**Short problem**. Output the material below unchanged, apart from leaving out the pictures.

**Data block**.
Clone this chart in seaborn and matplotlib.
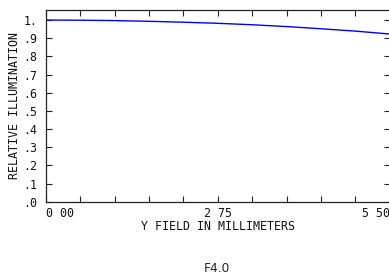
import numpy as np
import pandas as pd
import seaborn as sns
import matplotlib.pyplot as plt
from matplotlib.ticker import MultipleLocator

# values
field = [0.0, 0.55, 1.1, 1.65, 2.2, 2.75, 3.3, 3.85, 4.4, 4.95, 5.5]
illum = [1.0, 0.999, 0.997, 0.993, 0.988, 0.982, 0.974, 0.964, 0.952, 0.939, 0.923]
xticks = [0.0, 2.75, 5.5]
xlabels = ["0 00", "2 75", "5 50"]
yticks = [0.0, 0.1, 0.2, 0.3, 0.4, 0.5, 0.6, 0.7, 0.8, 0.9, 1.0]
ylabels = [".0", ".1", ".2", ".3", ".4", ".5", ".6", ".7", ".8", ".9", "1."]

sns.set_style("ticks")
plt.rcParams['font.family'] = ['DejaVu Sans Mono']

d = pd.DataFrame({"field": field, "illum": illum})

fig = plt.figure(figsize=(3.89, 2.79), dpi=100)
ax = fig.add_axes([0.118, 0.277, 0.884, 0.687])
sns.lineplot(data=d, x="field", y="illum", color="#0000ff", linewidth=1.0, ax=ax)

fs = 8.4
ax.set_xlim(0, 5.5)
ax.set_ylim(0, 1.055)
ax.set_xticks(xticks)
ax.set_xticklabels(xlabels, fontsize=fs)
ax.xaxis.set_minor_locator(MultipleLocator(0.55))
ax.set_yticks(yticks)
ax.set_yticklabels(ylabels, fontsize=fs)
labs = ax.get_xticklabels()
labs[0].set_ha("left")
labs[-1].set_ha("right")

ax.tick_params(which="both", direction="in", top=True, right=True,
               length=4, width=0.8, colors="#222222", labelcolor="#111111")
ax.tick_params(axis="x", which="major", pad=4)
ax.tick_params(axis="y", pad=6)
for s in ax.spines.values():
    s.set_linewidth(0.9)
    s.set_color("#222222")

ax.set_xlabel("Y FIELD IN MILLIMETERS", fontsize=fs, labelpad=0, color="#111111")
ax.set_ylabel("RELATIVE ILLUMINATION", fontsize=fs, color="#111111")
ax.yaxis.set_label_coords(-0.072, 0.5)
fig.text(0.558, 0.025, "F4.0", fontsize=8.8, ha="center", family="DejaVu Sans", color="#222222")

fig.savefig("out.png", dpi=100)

**Reply to the task**.
Clone this chart in seaborn and matplotlib.
import numpy as np
import pandas as pd
import seaborn as sns
import matplotlib.pyplot as plt
from matplotlib.ticker import MultipleLocator

# values
field = [0.0, 0.55, 1.1, 1.65, 2.2, 2.75, 3.3, 3.85, 4.4, 4.95, 5.5]
illum = [1.0, 0.999, 0.997, 0.993, 0.988, 0.982, 0.974, 0.964, 0.952, 0.939, 0.923]
xticks = [0.0, 2.75, 5.5]
xlabels = ["0 00", "2 75", "5 50"]
yticks = [0.0, 0.1, 0.2, 0.3, 0.4, 0.5, 0.6, 0.7, 0.8, 0.9, 1.0]
ylabels = [".0", ".1", ".2", ".3", ".4", ".5", ".6", ".7", ".8", ".9", "1."]

sns.set_style("ticks")
plt.rcParams['font.family'] = ['DejaVu Sans Mono']

d = pd.DataFrame({"field": field, "illum": illum})

fig = plt.figure(figsize=(3.89, 2.79), dpi=100)
ax = fig.add_axes([0.118, 0.277, 0.884, 0.687])
sns.lineplot(data=d, x="field", y="illum", color="#0000ff", linewidth=1.0, ax=ax)

fs = 8.4
ax.set_xlim(0, 5.5)
ax.set_ylim(0, 1.055)
ax.set_xticks(xticks)
ax.set_xticklabels(xlabels, fontsize=fs)
ax.xaxis.set_minor_locator(MultipleLocator(0.55))
ax.set_yticks(yticks)
ax.set_yticklabels(ylabels, fontsize=fs)
labs = ax.get_xticklabels()
labs[0].set_ha("left")
labs[-1].set_ha("right")

ax.tick_params(which="both", direction="in", top=True, right=True,
               length=4, width=0.8, colors="#222222", labelcolor="#111111")
ax.tick_params(axis="x", which="major", pad=4)
ax.tick_params(axis="y", pad=6)
for s in ax.spines.values():
    s.set_linewidth(0.9)
    s.set_color("#222222")

ax.set_xlabel("Y FIELD IN MILLIMETERS", fontsize=fs, labelpad=0, color="#111111")
ax.set_ylabel("RELATIVE ILLUMINATION", fontsize=fs, color="#111111")
ax.yaxis.set_label_coords(-0.072, 0.5)
fig.text(0.558, 0.025, "F4.0", fontsize=8.8, ha="center", family="DejaVu Sans", color="#222222")

fig.savefig("out.png", dpi=100)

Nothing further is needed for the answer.